Written request: What is to be printed is the span of lines starting at the one containing "Clone this chart in matplotlib." and ending at the one containing "ax = fig.add_axes([0.09875, 0.00377, 0.8275, 0.8317])", reproduced exactly with pictures left out.

Recorded information:
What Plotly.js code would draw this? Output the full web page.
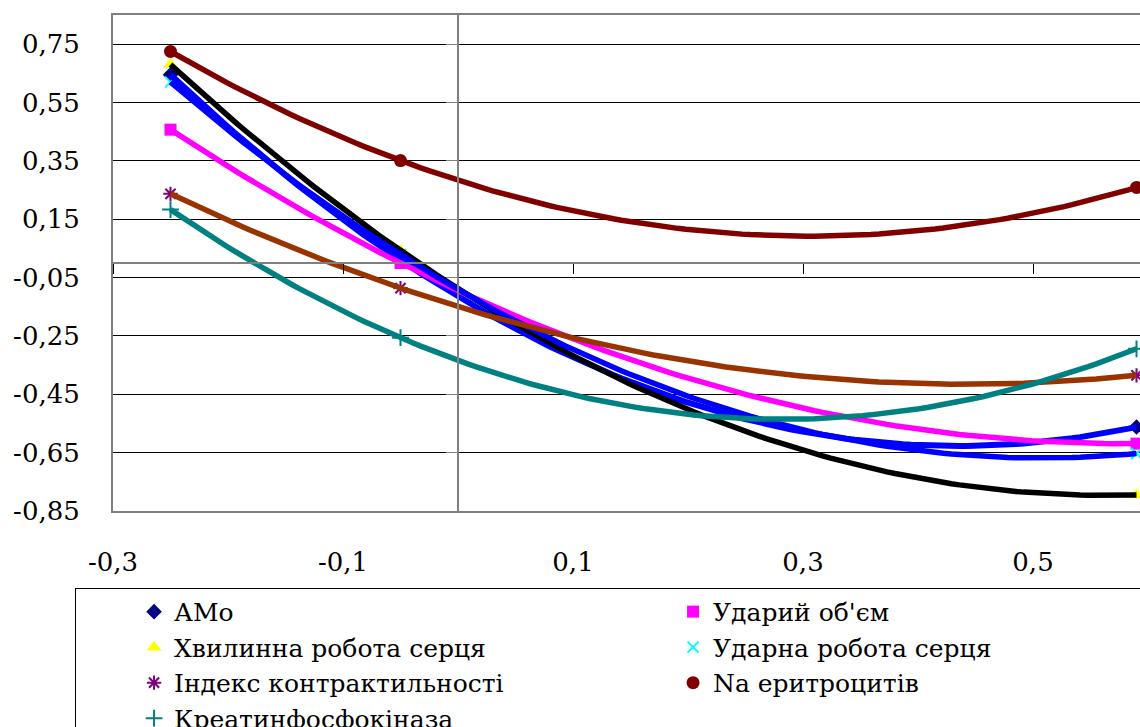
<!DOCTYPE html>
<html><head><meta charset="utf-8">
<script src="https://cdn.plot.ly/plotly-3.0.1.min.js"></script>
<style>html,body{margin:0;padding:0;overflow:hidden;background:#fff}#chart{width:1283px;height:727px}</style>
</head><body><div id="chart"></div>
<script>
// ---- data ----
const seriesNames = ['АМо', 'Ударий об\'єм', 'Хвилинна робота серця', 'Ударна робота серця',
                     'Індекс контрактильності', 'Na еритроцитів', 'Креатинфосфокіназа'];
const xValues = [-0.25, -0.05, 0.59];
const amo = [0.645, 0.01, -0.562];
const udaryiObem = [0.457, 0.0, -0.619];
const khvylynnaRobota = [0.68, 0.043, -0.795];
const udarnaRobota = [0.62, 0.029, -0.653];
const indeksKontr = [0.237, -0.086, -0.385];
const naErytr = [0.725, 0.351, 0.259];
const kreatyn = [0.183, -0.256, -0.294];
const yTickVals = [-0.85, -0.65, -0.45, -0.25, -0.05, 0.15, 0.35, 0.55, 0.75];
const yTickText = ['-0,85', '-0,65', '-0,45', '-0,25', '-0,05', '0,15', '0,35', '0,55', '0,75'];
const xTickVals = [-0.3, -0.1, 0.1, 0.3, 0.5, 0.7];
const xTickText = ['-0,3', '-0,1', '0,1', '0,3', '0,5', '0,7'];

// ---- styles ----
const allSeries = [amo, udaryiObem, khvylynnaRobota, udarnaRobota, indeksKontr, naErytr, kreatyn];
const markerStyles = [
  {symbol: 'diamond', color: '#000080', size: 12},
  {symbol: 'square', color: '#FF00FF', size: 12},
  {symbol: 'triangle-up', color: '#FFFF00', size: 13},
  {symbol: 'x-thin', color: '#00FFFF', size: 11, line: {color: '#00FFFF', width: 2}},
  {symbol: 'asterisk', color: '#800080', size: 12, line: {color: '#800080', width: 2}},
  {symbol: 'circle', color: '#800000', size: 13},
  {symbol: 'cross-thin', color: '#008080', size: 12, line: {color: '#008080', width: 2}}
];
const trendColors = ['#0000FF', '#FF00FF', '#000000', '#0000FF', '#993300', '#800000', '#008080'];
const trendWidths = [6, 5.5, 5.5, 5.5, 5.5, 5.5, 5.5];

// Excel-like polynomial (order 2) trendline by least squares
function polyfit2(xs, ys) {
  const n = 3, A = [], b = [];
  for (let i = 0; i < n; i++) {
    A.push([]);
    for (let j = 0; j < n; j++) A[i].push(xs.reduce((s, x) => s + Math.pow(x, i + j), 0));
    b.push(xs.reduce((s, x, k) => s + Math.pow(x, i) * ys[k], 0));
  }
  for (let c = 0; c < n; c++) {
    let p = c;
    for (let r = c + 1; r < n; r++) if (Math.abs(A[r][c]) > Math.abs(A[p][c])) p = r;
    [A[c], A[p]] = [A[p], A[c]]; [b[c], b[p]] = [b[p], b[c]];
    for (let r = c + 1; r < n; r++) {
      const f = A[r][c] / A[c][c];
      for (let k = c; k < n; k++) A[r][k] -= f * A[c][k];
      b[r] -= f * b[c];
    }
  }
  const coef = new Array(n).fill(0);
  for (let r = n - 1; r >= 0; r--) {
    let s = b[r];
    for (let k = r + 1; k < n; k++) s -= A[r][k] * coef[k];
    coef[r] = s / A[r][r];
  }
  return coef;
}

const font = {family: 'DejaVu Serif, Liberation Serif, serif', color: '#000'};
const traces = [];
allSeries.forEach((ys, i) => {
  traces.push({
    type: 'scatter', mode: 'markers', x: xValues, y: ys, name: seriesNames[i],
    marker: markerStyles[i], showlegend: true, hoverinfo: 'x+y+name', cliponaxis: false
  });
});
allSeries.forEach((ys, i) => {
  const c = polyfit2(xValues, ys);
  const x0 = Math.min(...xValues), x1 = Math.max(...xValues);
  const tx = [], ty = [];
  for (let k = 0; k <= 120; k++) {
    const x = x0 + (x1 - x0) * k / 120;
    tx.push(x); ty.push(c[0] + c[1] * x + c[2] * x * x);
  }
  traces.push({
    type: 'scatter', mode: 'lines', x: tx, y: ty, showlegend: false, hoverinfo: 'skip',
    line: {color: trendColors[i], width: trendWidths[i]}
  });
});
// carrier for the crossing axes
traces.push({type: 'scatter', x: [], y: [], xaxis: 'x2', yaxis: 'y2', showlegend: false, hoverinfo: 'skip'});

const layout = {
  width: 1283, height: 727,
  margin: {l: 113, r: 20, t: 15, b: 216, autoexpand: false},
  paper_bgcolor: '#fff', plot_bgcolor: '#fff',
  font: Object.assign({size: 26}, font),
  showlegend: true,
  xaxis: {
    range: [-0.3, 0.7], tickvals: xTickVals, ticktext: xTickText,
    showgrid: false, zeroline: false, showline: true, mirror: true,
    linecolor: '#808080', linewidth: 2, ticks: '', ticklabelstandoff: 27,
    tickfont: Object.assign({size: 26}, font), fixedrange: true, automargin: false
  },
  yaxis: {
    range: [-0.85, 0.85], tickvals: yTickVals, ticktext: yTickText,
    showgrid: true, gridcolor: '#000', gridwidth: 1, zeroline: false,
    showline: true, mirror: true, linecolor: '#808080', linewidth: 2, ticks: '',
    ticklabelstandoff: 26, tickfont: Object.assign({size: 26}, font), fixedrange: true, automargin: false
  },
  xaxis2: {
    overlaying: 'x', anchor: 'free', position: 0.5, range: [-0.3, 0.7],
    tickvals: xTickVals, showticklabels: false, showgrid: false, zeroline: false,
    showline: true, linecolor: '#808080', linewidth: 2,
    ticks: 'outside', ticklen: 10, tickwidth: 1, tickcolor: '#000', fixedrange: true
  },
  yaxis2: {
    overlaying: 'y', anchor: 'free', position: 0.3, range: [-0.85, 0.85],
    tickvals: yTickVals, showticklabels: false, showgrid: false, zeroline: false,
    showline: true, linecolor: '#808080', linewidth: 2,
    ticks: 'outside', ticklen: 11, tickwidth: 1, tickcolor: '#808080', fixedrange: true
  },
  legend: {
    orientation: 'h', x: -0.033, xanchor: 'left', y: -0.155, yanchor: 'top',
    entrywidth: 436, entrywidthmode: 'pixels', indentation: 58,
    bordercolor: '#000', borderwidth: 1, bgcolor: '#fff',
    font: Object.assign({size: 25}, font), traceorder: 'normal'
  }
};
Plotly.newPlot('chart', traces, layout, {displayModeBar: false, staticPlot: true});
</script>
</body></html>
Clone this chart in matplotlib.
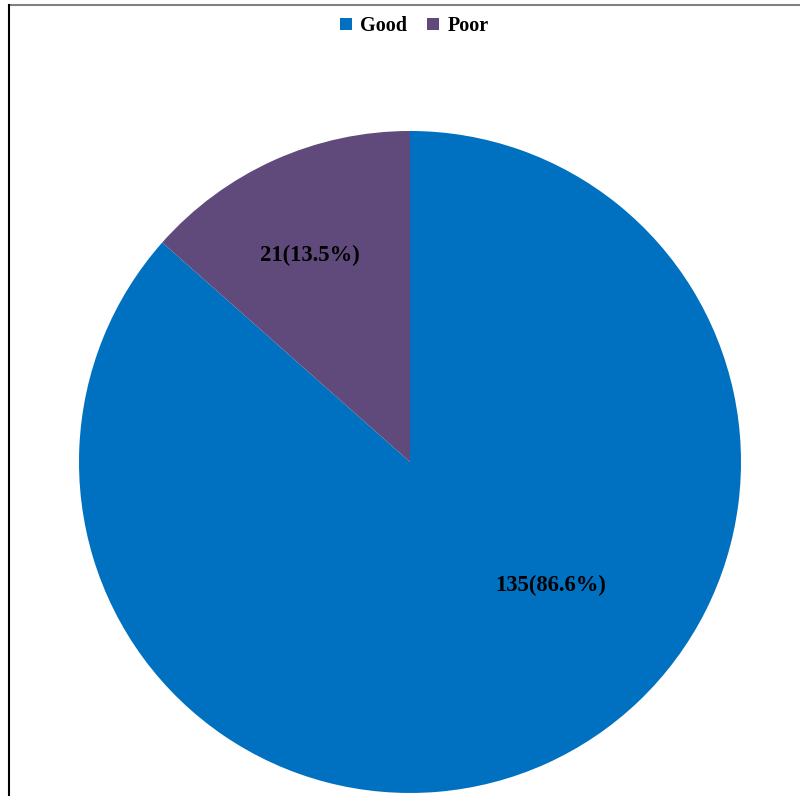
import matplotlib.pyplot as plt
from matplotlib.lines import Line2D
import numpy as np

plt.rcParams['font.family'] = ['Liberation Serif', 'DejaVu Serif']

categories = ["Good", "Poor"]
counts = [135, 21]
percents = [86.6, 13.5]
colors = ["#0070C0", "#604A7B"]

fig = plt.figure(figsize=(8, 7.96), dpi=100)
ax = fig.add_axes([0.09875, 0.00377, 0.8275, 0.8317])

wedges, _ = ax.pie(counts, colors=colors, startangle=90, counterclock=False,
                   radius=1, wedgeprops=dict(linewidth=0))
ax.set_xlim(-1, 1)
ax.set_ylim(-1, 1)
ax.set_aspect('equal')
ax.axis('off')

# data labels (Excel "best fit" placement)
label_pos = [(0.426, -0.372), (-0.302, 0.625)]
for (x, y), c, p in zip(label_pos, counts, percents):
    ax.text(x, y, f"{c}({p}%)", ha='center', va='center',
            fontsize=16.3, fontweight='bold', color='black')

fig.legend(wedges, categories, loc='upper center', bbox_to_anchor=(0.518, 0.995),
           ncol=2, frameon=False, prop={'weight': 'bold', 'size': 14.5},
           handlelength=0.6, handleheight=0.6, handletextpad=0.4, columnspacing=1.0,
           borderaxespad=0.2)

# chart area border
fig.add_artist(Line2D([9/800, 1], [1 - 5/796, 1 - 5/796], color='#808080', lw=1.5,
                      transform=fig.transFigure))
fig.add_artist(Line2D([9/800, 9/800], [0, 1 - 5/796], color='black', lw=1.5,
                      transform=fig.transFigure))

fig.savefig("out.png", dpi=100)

Written reply:
Clone this chart in matplotlib.
import matplotlib.pyplot as plt
from matplotlib.lines import Line2D
import numpy as np

plt.rcParams['font.family'] = ['Liberation Serif', 'DejaVu Serif']

categories = ["Good", "Poor"]
counts = [135, 21]
percents = [86.6, 13.5]
colors = ["#0070C0", "#604A7B"]

fig = plt.figure(figsize=(8, 7.96), dpi=100)
ax = fig.add_axes([0.09875, 0.00377, 0.8275, 0.8317])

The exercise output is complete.